→ Problem requirements: Find each line with the word "this" and copy it.

→ Records provided:
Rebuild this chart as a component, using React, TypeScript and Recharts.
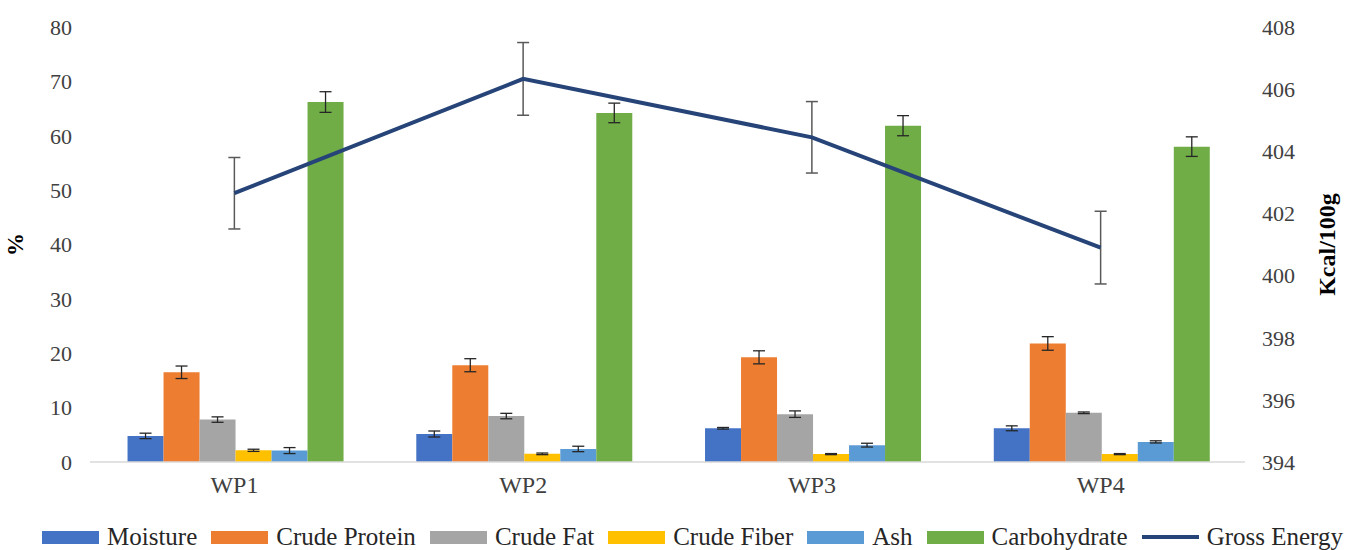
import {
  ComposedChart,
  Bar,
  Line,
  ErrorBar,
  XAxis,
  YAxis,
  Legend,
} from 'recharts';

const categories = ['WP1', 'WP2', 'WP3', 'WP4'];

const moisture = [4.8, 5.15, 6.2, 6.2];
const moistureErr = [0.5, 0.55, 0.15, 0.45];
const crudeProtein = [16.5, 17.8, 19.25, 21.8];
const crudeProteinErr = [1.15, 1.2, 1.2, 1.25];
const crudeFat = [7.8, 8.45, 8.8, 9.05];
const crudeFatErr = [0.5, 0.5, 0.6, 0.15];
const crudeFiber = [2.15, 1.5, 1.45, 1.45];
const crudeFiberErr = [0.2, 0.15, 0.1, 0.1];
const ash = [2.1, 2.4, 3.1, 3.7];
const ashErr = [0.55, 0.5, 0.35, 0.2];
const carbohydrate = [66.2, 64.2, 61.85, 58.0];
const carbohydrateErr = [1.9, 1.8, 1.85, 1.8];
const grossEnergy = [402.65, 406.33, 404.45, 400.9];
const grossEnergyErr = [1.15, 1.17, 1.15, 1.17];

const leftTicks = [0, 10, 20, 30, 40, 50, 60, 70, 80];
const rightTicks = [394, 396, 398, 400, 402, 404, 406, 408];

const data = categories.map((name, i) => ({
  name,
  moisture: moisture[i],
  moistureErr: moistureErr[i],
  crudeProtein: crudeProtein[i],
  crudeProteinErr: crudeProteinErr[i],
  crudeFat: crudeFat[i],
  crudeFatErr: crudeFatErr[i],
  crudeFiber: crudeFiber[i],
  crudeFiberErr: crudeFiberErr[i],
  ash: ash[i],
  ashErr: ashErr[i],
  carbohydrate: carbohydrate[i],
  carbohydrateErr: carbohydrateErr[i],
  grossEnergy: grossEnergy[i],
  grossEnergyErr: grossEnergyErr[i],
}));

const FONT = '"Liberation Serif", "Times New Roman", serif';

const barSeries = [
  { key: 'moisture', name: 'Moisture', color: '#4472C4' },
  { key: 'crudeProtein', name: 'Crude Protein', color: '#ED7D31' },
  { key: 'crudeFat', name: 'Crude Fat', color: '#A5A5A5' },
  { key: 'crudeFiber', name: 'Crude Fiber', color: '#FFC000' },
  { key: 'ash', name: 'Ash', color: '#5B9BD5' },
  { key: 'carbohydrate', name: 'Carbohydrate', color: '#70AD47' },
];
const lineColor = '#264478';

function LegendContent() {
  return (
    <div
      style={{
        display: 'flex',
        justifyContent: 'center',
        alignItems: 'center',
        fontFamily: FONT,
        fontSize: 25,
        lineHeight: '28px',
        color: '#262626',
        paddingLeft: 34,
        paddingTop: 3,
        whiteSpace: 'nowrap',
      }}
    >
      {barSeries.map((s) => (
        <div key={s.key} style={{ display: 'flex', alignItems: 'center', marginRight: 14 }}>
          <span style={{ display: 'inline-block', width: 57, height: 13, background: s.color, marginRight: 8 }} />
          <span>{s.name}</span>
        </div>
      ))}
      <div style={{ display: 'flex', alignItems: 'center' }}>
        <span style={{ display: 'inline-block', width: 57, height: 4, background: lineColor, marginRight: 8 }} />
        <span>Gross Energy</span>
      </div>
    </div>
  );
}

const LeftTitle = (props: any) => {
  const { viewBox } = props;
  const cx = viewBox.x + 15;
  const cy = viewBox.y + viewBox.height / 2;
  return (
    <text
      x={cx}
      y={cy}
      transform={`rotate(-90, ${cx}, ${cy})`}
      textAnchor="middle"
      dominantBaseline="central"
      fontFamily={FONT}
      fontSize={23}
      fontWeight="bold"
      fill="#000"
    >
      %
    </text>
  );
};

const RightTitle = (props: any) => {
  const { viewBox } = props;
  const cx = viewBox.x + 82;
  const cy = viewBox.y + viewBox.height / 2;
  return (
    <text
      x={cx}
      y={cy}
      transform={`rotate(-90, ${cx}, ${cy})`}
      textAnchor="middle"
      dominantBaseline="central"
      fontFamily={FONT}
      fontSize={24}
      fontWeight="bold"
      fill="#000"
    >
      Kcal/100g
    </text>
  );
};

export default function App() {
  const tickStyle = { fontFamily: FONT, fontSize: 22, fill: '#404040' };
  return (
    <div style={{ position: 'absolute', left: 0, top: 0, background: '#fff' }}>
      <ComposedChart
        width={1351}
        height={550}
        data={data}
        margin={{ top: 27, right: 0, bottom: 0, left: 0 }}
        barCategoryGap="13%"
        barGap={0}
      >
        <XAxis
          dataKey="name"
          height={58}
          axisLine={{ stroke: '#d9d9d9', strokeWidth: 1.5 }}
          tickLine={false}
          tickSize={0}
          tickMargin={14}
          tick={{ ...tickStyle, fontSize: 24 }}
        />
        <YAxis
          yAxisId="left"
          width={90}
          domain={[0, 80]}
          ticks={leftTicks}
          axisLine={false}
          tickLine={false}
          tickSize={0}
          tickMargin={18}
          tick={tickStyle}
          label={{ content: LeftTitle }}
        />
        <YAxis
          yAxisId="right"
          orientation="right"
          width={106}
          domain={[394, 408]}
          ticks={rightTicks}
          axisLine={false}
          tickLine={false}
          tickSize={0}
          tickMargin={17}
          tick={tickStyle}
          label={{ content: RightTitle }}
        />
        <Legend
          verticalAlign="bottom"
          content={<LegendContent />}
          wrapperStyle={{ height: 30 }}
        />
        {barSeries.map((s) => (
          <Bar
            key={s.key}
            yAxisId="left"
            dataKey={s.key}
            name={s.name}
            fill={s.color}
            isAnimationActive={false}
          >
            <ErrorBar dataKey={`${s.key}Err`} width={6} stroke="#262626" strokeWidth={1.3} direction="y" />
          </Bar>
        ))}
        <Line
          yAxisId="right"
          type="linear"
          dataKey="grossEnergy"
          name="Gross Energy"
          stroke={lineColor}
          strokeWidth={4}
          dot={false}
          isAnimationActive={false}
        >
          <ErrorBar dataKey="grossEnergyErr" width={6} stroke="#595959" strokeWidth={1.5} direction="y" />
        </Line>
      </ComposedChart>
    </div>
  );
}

--

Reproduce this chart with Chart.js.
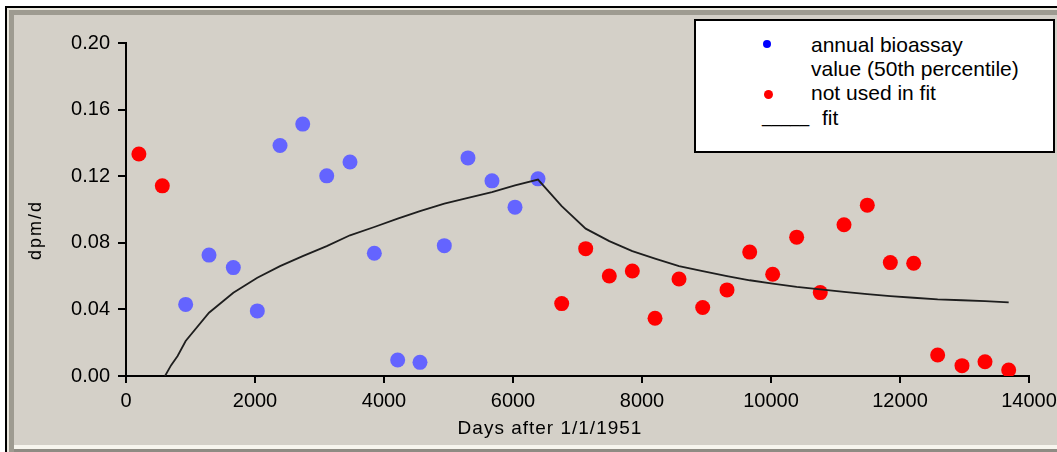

→ Correct output:
Rebuild this chart as a component, using React, TypeScript and Recharts.
Reproduce this chart with Chart.js.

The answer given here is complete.